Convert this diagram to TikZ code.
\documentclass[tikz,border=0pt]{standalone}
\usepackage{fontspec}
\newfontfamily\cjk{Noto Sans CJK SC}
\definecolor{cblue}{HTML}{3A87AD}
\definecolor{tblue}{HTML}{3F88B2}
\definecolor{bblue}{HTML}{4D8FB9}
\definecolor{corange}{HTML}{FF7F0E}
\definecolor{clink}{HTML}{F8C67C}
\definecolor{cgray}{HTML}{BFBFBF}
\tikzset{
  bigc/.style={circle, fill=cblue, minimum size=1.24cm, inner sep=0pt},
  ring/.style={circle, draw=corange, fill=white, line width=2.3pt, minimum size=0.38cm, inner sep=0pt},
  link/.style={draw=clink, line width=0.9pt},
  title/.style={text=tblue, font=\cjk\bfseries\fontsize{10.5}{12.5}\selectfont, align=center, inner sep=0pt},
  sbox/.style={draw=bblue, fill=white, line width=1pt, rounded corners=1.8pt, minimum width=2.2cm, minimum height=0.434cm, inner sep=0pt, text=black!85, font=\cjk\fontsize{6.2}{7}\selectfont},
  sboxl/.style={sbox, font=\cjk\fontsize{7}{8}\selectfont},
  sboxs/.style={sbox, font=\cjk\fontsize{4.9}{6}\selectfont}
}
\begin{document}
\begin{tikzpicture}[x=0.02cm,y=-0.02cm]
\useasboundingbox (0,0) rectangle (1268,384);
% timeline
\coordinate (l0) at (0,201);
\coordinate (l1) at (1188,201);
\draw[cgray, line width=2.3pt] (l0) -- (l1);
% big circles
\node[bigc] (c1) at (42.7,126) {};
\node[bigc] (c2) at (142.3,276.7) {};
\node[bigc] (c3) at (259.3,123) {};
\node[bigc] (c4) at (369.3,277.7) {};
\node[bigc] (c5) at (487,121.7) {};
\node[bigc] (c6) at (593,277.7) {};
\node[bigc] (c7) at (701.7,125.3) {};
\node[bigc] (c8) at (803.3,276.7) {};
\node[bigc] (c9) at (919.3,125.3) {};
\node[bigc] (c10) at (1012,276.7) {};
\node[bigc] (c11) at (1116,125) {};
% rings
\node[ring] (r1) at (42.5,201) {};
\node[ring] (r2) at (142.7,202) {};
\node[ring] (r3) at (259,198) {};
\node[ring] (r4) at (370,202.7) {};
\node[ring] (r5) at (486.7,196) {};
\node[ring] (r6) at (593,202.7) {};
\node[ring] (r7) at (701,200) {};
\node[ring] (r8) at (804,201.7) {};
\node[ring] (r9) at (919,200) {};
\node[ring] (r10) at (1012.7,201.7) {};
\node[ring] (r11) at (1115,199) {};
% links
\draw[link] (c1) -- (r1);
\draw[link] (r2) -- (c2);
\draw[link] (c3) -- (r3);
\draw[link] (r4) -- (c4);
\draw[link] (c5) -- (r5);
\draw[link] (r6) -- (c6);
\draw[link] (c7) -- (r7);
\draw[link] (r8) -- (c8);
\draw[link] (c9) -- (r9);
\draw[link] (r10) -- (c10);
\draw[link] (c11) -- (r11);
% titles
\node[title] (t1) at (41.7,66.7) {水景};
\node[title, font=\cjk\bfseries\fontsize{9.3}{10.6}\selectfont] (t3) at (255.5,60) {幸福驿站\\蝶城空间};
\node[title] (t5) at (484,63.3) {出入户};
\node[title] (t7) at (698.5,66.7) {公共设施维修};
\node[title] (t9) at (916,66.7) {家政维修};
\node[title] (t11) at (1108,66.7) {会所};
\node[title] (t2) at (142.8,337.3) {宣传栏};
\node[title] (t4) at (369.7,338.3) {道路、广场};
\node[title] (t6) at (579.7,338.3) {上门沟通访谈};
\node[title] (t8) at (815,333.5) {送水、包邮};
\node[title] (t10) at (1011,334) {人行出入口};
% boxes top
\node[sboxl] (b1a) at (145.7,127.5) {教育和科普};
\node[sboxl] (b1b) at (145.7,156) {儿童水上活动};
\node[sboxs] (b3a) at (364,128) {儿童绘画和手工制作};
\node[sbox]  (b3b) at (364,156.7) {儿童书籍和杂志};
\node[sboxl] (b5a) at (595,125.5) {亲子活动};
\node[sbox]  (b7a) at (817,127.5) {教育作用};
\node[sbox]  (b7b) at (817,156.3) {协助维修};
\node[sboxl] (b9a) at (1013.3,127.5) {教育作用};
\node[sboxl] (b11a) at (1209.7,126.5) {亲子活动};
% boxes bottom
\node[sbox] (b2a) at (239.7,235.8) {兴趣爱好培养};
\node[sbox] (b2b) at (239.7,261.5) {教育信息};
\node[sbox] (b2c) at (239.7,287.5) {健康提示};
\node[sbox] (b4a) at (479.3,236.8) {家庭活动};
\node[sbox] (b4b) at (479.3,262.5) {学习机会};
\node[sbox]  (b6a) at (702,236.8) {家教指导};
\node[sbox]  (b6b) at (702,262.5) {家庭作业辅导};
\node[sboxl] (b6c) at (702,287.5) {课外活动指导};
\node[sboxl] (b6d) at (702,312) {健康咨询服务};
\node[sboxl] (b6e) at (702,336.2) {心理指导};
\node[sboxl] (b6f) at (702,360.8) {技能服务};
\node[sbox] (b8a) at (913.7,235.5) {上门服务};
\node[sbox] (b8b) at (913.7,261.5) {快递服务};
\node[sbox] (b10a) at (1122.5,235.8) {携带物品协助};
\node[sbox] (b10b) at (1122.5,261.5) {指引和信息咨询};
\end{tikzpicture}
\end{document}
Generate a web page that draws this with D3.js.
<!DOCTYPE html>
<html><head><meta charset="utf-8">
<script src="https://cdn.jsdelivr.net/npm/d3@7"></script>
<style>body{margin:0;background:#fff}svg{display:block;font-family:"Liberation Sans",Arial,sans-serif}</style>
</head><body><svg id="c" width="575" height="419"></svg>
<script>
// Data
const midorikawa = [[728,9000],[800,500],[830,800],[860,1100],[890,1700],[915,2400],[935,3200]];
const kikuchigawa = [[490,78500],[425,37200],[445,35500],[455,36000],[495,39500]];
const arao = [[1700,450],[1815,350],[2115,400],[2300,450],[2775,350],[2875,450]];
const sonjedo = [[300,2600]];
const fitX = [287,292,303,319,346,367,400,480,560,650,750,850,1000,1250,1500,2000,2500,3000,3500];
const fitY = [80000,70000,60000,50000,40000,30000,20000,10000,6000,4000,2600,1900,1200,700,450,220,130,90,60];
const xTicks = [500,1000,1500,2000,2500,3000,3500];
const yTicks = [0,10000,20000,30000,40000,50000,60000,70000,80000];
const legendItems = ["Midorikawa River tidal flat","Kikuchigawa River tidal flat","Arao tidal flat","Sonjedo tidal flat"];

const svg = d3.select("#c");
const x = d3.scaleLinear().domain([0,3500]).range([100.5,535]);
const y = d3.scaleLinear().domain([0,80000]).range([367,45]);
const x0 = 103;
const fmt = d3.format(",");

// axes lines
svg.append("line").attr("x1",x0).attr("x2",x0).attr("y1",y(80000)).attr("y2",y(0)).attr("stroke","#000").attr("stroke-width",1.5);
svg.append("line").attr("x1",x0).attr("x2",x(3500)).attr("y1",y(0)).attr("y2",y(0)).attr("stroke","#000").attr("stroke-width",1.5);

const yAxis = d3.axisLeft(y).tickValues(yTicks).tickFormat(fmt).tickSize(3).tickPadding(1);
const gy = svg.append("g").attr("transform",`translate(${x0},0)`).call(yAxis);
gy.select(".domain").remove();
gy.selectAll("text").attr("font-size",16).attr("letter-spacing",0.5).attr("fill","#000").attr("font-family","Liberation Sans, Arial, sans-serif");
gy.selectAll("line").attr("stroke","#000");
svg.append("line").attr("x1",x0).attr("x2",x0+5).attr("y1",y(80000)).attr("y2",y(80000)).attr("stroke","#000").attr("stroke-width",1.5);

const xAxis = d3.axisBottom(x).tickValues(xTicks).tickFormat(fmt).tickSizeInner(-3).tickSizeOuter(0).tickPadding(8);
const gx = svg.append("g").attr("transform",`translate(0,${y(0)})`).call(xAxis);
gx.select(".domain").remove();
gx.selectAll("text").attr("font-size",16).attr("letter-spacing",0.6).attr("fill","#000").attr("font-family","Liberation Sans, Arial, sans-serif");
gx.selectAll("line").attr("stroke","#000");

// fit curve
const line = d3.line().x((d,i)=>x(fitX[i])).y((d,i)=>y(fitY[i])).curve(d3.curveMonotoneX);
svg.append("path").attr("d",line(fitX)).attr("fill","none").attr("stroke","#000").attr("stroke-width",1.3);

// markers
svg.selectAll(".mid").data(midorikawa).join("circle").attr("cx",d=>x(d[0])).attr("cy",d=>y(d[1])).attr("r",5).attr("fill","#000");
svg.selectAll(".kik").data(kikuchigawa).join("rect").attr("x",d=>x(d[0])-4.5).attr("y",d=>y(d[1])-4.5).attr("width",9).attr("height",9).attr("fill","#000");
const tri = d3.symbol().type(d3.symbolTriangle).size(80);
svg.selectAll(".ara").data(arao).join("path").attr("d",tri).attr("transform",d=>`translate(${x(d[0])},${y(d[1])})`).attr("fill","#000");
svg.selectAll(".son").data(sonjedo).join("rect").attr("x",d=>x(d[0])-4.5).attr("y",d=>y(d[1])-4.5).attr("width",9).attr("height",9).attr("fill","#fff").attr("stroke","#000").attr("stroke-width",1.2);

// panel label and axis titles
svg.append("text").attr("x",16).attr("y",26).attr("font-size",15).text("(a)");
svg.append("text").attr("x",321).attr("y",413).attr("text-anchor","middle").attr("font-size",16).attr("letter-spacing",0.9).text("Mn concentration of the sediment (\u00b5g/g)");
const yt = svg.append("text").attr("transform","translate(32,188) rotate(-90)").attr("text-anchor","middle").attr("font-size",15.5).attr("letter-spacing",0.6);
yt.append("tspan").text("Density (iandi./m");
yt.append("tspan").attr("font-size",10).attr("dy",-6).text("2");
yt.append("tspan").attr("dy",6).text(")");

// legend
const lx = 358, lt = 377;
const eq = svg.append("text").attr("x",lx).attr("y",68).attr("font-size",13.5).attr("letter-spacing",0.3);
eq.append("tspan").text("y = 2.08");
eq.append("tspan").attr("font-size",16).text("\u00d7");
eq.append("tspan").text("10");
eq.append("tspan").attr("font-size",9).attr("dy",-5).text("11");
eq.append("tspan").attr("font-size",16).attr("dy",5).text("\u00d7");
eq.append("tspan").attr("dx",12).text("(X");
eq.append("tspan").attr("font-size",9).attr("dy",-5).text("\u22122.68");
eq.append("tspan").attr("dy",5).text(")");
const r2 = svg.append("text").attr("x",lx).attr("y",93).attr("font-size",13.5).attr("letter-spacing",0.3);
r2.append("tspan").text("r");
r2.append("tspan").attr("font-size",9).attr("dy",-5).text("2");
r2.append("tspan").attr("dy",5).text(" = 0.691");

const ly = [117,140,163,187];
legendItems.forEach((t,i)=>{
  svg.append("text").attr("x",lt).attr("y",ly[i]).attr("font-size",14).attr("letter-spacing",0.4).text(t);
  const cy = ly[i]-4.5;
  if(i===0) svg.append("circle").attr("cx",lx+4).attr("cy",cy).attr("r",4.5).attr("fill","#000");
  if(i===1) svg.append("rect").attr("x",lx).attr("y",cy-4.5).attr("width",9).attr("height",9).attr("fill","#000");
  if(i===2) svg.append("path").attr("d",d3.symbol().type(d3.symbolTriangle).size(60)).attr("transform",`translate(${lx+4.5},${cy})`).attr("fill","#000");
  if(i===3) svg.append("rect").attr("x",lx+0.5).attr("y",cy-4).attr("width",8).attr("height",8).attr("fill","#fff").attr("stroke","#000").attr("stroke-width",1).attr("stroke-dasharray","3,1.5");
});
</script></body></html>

==

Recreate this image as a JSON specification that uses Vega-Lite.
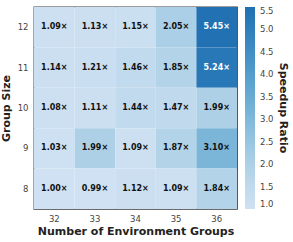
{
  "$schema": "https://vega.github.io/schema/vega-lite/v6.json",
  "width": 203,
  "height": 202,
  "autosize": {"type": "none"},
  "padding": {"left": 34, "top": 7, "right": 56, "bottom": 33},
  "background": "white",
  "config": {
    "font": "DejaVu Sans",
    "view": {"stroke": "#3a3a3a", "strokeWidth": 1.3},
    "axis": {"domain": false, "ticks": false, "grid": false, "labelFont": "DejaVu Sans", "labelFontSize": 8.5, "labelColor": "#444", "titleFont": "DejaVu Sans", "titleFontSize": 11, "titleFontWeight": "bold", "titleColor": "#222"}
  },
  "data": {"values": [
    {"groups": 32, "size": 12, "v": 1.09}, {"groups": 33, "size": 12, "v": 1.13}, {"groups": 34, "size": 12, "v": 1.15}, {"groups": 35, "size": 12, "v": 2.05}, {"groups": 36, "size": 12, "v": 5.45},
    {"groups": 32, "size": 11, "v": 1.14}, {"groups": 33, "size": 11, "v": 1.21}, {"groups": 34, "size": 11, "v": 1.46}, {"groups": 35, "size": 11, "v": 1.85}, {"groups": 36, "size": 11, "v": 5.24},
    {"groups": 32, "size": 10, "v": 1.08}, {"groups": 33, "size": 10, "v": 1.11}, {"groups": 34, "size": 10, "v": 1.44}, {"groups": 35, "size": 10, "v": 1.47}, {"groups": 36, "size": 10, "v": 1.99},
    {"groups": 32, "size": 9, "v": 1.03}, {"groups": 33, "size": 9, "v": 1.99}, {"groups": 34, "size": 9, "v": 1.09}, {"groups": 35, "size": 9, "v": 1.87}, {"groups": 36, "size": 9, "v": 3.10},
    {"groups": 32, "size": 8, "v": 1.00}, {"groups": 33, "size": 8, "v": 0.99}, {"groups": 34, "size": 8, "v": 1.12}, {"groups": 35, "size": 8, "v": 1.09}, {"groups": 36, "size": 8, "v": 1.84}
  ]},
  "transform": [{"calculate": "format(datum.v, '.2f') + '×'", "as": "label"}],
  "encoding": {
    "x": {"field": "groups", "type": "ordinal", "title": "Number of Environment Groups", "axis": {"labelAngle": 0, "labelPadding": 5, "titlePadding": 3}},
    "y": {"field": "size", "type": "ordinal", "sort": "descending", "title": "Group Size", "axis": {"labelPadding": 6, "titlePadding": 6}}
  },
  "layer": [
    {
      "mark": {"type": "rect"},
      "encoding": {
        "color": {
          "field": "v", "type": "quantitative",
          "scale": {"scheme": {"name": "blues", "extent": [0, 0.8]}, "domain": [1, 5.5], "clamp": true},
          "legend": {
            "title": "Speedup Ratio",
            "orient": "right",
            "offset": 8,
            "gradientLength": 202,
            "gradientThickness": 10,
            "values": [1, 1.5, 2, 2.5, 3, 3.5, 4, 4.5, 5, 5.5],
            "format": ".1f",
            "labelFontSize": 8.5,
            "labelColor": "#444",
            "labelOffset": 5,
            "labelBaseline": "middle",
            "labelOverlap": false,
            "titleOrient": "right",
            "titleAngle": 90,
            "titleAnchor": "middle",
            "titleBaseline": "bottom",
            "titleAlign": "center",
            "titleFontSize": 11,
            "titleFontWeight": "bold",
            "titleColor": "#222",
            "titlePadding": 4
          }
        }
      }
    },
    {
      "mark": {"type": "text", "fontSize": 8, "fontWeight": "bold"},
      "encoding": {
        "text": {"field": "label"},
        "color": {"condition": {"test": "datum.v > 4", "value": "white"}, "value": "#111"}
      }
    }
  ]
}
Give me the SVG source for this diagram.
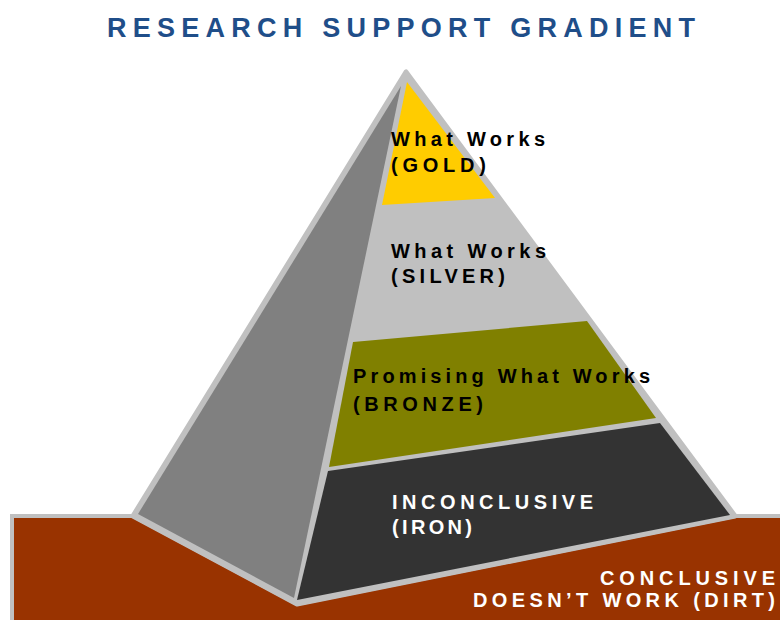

--

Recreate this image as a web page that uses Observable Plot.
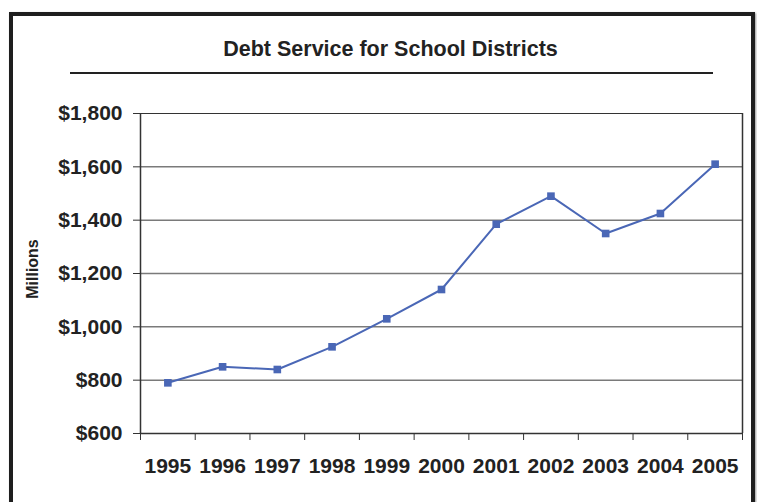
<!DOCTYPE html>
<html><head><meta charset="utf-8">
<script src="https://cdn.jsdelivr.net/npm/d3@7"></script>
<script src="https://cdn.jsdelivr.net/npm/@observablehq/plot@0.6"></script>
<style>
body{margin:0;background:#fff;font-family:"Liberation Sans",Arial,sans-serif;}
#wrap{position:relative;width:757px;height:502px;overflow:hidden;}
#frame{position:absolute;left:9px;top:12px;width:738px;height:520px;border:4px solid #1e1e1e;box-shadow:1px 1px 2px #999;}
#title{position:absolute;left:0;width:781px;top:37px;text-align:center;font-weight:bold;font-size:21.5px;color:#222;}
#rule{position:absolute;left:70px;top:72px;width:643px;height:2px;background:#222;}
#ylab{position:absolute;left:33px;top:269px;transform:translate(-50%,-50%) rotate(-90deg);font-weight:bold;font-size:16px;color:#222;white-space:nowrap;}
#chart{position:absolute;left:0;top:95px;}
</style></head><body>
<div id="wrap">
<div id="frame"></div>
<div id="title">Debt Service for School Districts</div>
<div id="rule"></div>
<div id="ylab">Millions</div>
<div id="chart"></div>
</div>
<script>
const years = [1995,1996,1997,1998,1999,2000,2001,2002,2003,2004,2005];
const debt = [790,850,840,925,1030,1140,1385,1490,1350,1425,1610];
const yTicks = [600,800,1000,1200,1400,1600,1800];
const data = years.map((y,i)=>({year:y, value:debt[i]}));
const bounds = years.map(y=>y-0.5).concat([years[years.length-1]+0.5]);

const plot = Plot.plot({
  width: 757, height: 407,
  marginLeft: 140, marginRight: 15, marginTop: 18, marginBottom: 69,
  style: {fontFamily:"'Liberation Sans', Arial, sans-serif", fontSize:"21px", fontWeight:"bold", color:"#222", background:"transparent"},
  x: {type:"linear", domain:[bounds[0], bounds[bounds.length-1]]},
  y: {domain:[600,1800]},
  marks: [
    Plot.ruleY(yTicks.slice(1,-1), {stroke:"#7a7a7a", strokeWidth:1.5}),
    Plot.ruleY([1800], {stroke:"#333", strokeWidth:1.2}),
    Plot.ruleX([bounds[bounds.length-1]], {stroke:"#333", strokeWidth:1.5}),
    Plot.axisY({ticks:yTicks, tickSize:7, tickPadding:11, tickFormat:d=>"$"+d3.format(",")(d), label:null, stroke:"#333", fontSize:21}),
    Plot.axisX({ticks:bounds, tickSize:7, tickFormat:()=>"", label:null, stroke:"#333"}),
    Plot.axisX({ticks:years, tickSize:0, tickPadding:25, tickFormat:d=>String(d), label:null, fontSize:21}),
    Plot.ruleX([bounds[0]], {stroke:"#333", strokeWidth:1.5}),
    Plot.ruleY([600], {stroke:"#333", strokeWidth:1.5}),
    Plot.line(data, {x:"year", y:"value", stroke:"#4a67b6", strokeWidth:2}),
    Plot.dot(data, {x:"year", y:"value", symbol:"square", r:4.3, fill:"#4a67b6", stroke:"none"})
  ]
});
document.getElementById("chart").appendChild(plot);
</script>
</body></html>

WRITTEN REQUEST ::
Scan the data above; copy every line where "Recreate" appears.

EXERCISE RESULT ::
Recreate this image as a JSON specification that uses Vega-Lite.
Recreate this image as a web page that uses Observable Plot.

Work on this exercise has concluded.